What is the value of a global mindset?
2016 was certainly a fascinating year that has caused many experts to re-examine how they see the world. While the wave of localization sentiment (e.g., Brexit, President-Elect Trump’s nationalistic economic policies, etc…) surprised some political observers, we have been monitoring this movement – and its effect on our client’s businesses – for several years. It is no surprise that individuals and organizations around the world are reasserting local control over the decisions that affect them most directly. The short-term impact upon global markets has been minor, but the future is uncharacteristically vague. This emerging landscape has been called a geopolitical recession and it presents great risks and opportunities to those organizations that have the capabilities to assess, interpret and react appropriately. One capability that empowers organizations to successfully manage within this dynamic environment is a global mindset.
What are the costs and benefits of investing in a global mindset?
A global mindset incorporates several different and complementary skills. First, a global mindset includes demonstrating an awareness and understanding of international trends. Rising levels of nationalism, emerging market disruptions, or profound electoral decisions could all radically affect a firm’s local strategy or global aspirations. Maintaining an awareness of these movements is critical for all firms to sustain continued growth. However, while global knowledge can be useful, it is most valuable to a firm when it is applied to specific products or processes to support strategic decisions.
A global mindset can also include the ability to proactively work across traditional business units. This involves synthesizing multiple perspectives – across functional areas – to generate new opportunities. For example, working with different product lines to provide new services to clients; or seeding innovation in different parts of the world to build new corporate capabilities at the global level. These activities are essential to developing a global mindset where individual employees regularly consider the impacts of their decisions upon the full organization.

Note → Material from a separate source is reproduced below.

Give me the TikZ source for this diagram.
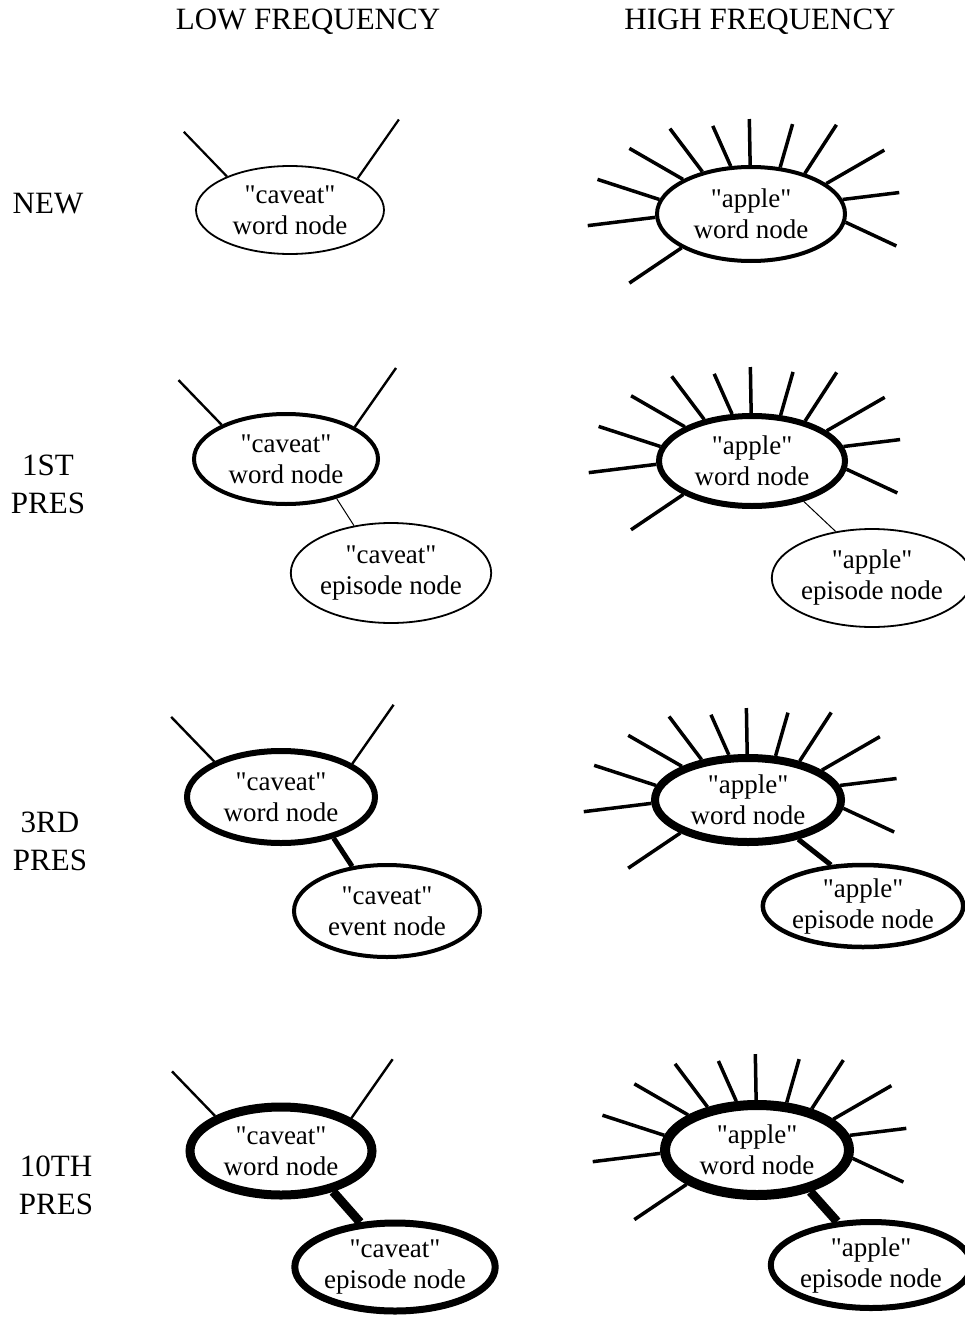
\documentclass[tikz,border=0pt]{standalone}
\usepackage{fontspec}
\setmainfont{Liberation Serif}[Ligatures=TeXOff]
\usetikzlibrary{shapes.geometric}
\newcommand\hirays[2]{%
  \foreach \a/\b/\l in {182/187/68, 171/162/65, 153/150/62, 139/127/54, 113/114/44, 91/91/46, 58/74/45, 37/57/58, 22/30/67, 9/7/57, -5/-25/56, 206/214/63}
    \draw[line width=#2] (#1.\a) -- ++(\b:\l);}
\newcommand\lorays[2]{%
  \foreach \a/\b/\l in {152/134/62, 25/55/72}
    \draw[line width=#2] (#1.\a) -- ++(\b:\l);}
\begin{document}
\begin{tikzpicture}[x=1pt,y=1pt,
  nd/.style={ellipse, draw, inner sep=0pt, align=center, font=\fontsize{27}{31}\selectfont},
  lab/.style={align=center, font=\fontsize{31}{38}\selectfont},
  link/.style={line width=#1}]
\useasboundingbox (0,0) rectangle (965,-1319);
% headers
\node[lab] (hlow) at (308,-22) {LOW FREQUENCY};
\node[lab] (hhigh) at (760,-22) {HIGH FREQUENCY};
% row labels
\node[lab] (lnew) at (48,-204) {NEW};
\node[lab] (l1st) at (48,-484) {1ST\\PRES};
\node[lab] (l3rd) at (50,-841) {3RD\\PRES};
\node[lab] (l10th) at (56,-1185) {10TH\\PRES};
% row 1
\node[nd, line width=1.8, minimum width=188, minimum height=88] (w1l) at (290,-210) {"caveat"\\word node};
\lorays{w1l}{2.2}
\node[nd, line width=4, minimum width=188, minimum height=94] (w1r) at (751,-214) {"apple"\\word node};
\hirays{w1r}{3.5}
% row 2
\node[nd, line width=4, minimum width=184, minimum height=90] (w2l) at (286,-459) {"caveat"\\word node};
\lorays{w2l}{2.4}
\node[nd, line width=1.8, minimum width=186, minimum height=100] (e2l) at (391,-573) {"caveat"\\episode node};
\draw[link=1] (w2l.-38) -- (e2l.128);
\node[nd, line width=6, minimum width=186, minimum height=90] (w2r) at (752,-461) {"apple"\\word node};
\hirays{w2r}{3.5}
\node[nd, line width=1.8, minimum width=180, minimum height=98] (e2r) at (872,-578) {"apple"\\episode node};
\draw[link=1] (w2r.-38) -- (e2r.128);
% row 3
\node[nd, line width=6, minimum width=188, minimum height=92] (w3l) at (281,-797) {"caveat"\\word node};
\lorays{w3l}{2.4}
\node[nd, line width=4, minimum width=186, minimum height=92] (e3l) at (387,-911) {"caveat"\\event node};
\draw[link=5] (w3l.-38) -- (e3l.128);
\node[nd, line width=8, minimum width=186, minimum height=84] (w3r) at (748,-800) {"apple"\\word node};
\hirays{w3r}{3.5}
\node[nd, line width=4.5, minimum width=176, minimum height=82] (e3r) at (863,-906) {"apple"\\episode node};
\draw[link=5] (w3r.-38) -- (e3r.128);
% row 4
\node[nd, line width=9, minimum width=182, minimum height=88] (w4l) at (281,-1151) {"caveat"\\word node};
\lorays{w4l}{2.4}
\node[nd, line width=7, minimum width=188, minimum height=88] (e4l) at (395,-1267) {"caveat"\\episode node};
\draw[link=9] (w4l.-38) -- (e4l.128);
\node[nd, line width=10, minimum width=184, minimum height=90] (w4r) at (757,-1150) {"apple"\\word node};
\hirays{w4r}{3.5}
\node[nd, line width=6, minimum width=178, minimum height=86] (e4r) at (871,-1265) {"apple"\\episode node};
\draw[link=9] (w4r.-38) -- (e4r.128);
\end{tikzpicture}
\end{document}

Our clients frequently identify a global mindset as one of their top priorities for employee development. And, as someone who regularly advises firms with international ambitions, I rarely object to their goals to increase their global perspective. However, there are limits to the value of a global mindset. In many instances, employees simply don’t need to be concerning themselves with market movements around the world. If the team is located in Asia, they may not need to follow the elections in Brazil. Most employees need to be radically focused on their own local market/product so as to become the recognized leader in that market. Realistically, there are very few truly global markets. In spite of all the predictions of universal globalization, the fact is that most of the world still orients their lives around a traditionally defined local culture/community.

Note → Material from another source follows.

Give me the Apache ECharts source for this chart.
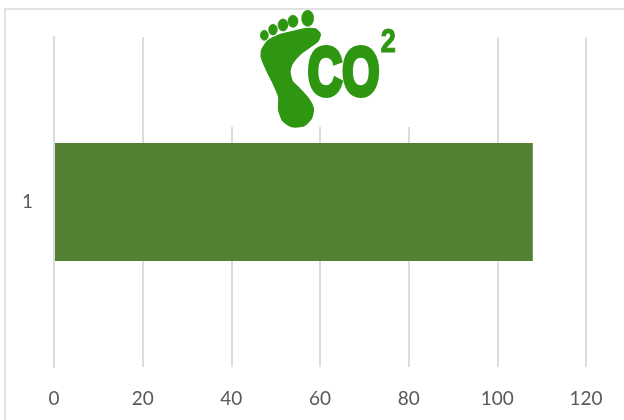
<!DOCTYPE html>
<html><head><meta charset="utf-8">
<style>html,body{margin:0;padding:0;background:#fff}#c{width:624px;height:420px}</style>
<script src="https://cdn.jsdelivr.net/npm/echarts@6/dist/echarts.min.js"></script>
</head><body><div id="c"></div>
<script>
const categories = ['1'];
const values = [108];
const axisMin = 0, axisMax = 120, axisStep = 20;
const logoGreen = '#2f9612';
const gridGrey = '#dcdcdc';
const labelGrey = '#595959';
const font = 'Lato';

const chart = echarts.init(document.getElementById('c'), null, {renderer:'canvas'});
const toes = [[233,55,18,24],[189,64,15,18],[159,75,15,18],[129,89,13,16],[103,106,12,15]];
const footOutline = [[271,102],[256,87],[225,86],[190,94],[150,104],[113,123],[95,150],[94,172],[108,207],[128,247],[146,290],[146,330],[158,362],[185,380],[222,378],[245,354],[250,325],[234,294],[207,264],[187,244],[180,215],[187,190],[212,161],[240,141],[264,123]];
chart.setOption({
  animation:false,
  backgroundColor:'#fff',
  grid:{left:54,right:38,top:37,bottom:53},
  xAxis:{type:'value',min:axisMin,max:axisMax,interval:axisStep,
    axisLine:{show:false},axisTick:{show:false},
    splitLine:{show:true,lineStyle:{color:gridGrey,width:2}},
    axisLabel:{color:labelGrey,fontFamily:font,fontSize:19,margin:22}},
  yAxis:{type:'category',data:categories,inverse:true,z:20,
    axisLine:{show:true,lineStyle:{color:gridGrey,width:2}},axisTick:{show:false},
    axisLabel:{color:labelGrey,fontFamily:font,fontSize:19,margin:21}},
  series:[{type:'bar',data:values,barCategoryGap:'64.2%',z:5,itemStyle:{color:'#548235'},silent:true}],
  graphic:[
    {type:'rect',z:50,shape:{x:4,y:8,width:620,height:2},style:{fill:'#e2e2e2'}},
    {type:'rect',z:50,shape:{x:4,y:8,width:2,height:412},style:{fill:'#e2e2e2'}},
    {type:'rect',z:60,shape:{x:226,y:11,width:190,height:116},style:{fill:'#fff'}},
    {type:'group',x:230,y:0,scaleX:1/3,scaleY:1/3,z:70,children:[
      {type:'polygon',z:70,shape:{points:footOutline,smooth:0.2},style:{fill:logoGreen,stroke:logoGreen,lineWidth:4}},
      ...toes.map(t=>({type:'ellipse',z:70,shape:{cx:t[0],cy:t[1],rx:t[2],ry:t[3]},style:{fill:logoGreen,stroke:logoGreen,lineWidth:2}})),
      {type:'text',z:70,x:341,y:229,scaleX:2.05,scaleY:2.94,style:{text:'CO',font:'bold 70px "Liberation Sans"',fill:logoGreen,stroke:logoGreen,lineWidth:5,align:'center',verticalAlign:'middle'}},
      {type:'text',z:70,x:475,y:130,scaleX:2.8,scaleY:3.4,style:{text:'2',font:'bold 29px "Liberation Sans"',fill:logoGreen,stroke:logoGreen,lineWidth:1,align:'center',verticalAlign:'middle'}}
    ]}
  ]
});
</script></body></html>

2016 was a powerful reminder that the world is still influenced by powerful local interests. This durable and powerful local influence rewards specialization and local adaptation… and not necessarily global ubiquity. So, developing a balanced competency model that accurately prioritizes a global mindset relative to the nature of the product or service is critical. Furthermore, knowing which employees should be incentivized for demonstrating a global mindset is also critical. For example, it may be effective to require managers to be familiar with service offerings around the world, but to let line-level employees focus all of their time on local offerings. This may sound like common sense, but in the rush to accelerate global growth, we’ve seen some organizations spend lots of time and money on global initiatives that fail to deliver results.
As we begin 2017, our research team at Bâton has carefully considered what global trends from the previous year will carry over to determine our clients’ success in the future. We have compiled the main findings in our Bâton Global Research Brief that is divided into four main categories:
- Organizational Risk: Defining and measuring firm-specific risks vis-à-vis opportunities.
- Country Risk: Integrating country-level risk variables into strategic decisions.
- Structural Alignment: Purposeful selection of key outcome/impact metrics.
- Employee Engagement: Appropriate local adaptation of management models.
In our industry, we have a debate about whether the world is “Flat” or “Spiky”: Is the world headed toward greater integration or greater localization? The answer to this question always depends upon the project, product or geography under consideration. Having the right decision-makers – with a well-developed global mindset – is the first step towards creating the most opportunities in this new year!